BACKGROUND: Low cardiorespiratory fitness (CRF) is associated with increased risk of chronic diseases and mortality; however, CRF assessment is usually not performed in many healthcare settings. The purpose of this study is to extend previous work on a non-exercise test model to predict CRF from health indicators that are easily obtained.
METHODS: Participants were men and women aged 20 to 70 years whose CRF level was quantified with a maximal or submaximal exercise test as part of the National Aeronautics and Space Administration/Johnson Space Center (NASA, n = 1863), Aerobics Center Longitudinal Study (ACLS, n = 46,190), or Allied Dunbar National Fitness Survey (ADNFS, n = 1706). Other variables included gender, age, body mass index, resting heart rate, and self-reported physical activity levels.
RESULTS: All variables used in the multiple linear regression models were independently related to the CRF in each of the study cohorts.
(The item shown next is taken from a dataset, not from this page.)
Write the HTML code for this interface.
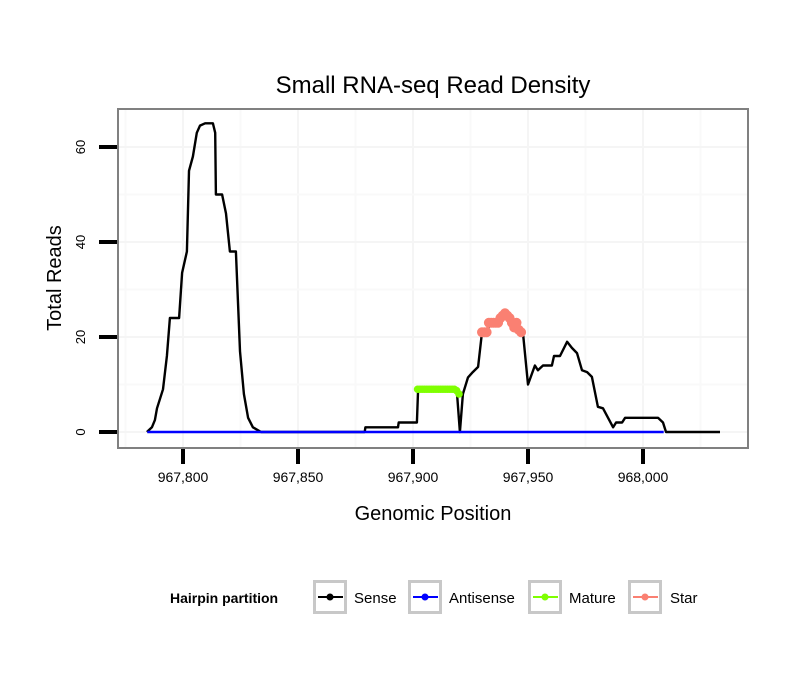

The multiple correlation coefficients obtained within NASA, ACLS, and ADNFS participants, respectively, were 0.81, 0.77, and 0.76. The standard error of estimate (SEE) was 1.45, 1.50, and 1.97 metabolic equivalents (METs) (1 MET = 3.5 ml O(2) uptake.kilograms of body mass(-1).minutes(-1)), respectively, for the NASA, ACLS, and ADNFS regression models. All regression models demonstrated a high level of cross-validity (0.72 < R < 0.80). The highest cross-validation coefficients were seen when the NASA regression model was applied to the ACLS and ADNFS cohorts (R = 0.76 and R = 0.75, respectively).
CONCLUSIONS: This study suggests that CRF may be accurately estimated in adults from a non-exercise test model including gender, age, body mass index, resting heart rate, and self-reported physical activity.